*DATASET SECTION*:
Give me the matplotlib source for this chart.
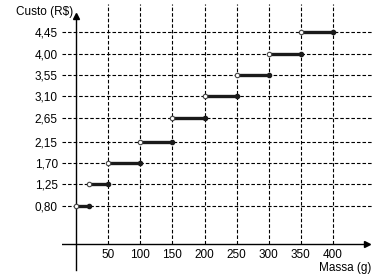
import matplotlib
matplotlib.use("Agg")
import matplotlib.pyplot as plt

# Data
seg_start = [0, 20, 50, 100, 150, 200, 250, 300, 350]
seg_end = [20, 50, 100, 150, 200, 250, 300, 350, 400]
cost = [0.80, 1.25, 1.70, 2.15, 2.65, 3.10, 3.55, 4.00, 4.45]
x_ticks = [50, 100, 150, 200, 250, 300, 350, 400]
y_ticks = [0.80, 1.25, 1.70, 2.15, 2.65, 3.10, 3.55, 4.00, 4.45]
y_labels = ["0,80", "1,25", "1,70", "2,15", "2,65", "3,10", "3,55", "4,00", "4,45"]

plt.rcParams['font.family'] = ['Liberation Sans', 'DejaVu Sans']

fig = plt.figure(figsize=(3.86, 2.79), dpi=100)
ax = fig.add_axes([62/386, 1 - 272/279, 310/386, 268/279])
xmin, xmax = -21.8, 460.7
ymin, ymax = -0.588, 5.04
ax.set_xlim(xmin, xmax)
ax.set_ylim(ymin, ymax)

dash = (0, (3.2, 1.8))
# grid
ax.hlines(y_ticks, xmin, 460, colors='black', linestyles=dash, linewidth=0.8, zorder=1)
ax.vlines(x_ticks, 0, ymax, colors='black', linestyles=dash, linewidth=0.8, zorder=1)

# axes lines
y_top = 4.87
ax.plot([0, 0], [ymin + 0.05, y_top - 0.1], color='black', lw=1.0, zorder=2)
ax.plot([0], [y_top - 0.08], marker='^', color='black', markersize=4, zorder=2)
ax.plot([xmin, 452], [0, 0], color='black', lw=1.0, zorder=2)
ax.plot([453], [0], marker='>', color='black', markersize=4, zorder=2)

# segments
for xs, xe, c in zip(seg_start, seg_end, cost):
    ax.plot([xs, xe], [c, c], color='#1a1a1a', lw=2.4, solid_capstyle='butt', zorder=3)
    ax.plot([xe], [c], marker='o', markersize=3, color='#1a1a1a', zorder=4)
    ax.plot([xs], [c], marker='o', markersize=3.2, markerfacecolor='white',
            markeredgecolor='#444444', markeredgewidth=0.8, zorder=5)

for s in ax.spines.values():
    s.set_visible(False)

ax.set_yticks(y_ticks)
ax.set_yticklabels(y_labels)
ax.tick_params(axis='y', length=0, pad=3, labelsize=8.5)
ax.set_xticks([])
for xt in x_ticks:
    ax.text(xt, -0.1, str(xt), ha='center', va='top', fontsize=8.5)

ax.text(-4, y_top, "Custo (R$)", ha='right', va='center', fontsize=8.5)
ax.text(460, -0.5, "Massa (g)", ha='right', va='center', fontsize=8.5)

fig.savefig("out.png", dpi=100)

*STATED TASK*: Pictures are excluded: retype only the lines from the beginning of the listing above through the line with "plt.rcParams['font.family'] = ['Liberation", both included.

*SOLUTION TO THIS TASK*:
Give me the matplotlib source for this chart.
import matplotlib
matplotlib.use("Agg")
import matplotlib.pyplot as plt

# Data
seg_start = [0, 20, 50, 100, 150, 200, 250, 300, 350]
seg_end = [20, 50, 100, 150, 200, 250, 300, 350, 400]
cost = [0.80, 1.25, 1.70, 2.15, 2.65, 3.10, 3.55, 4.00, 4.45]
x_ticks = [50, 100, 150, 200, 250, 300, 350, 400]
y_ticks = [0.80, 1.25, 1.70, 2.15, 2.65, 3.10, 3.55, 4.00, 4.45]
y_labels = ["0,80", "1,25", "1,70", "2,15", "2,65", "3,10", "3,55", "4,00", "4,45"]

plt.rcParams['font.family'] = ['Liberation Sans', 'DejaVu Sans']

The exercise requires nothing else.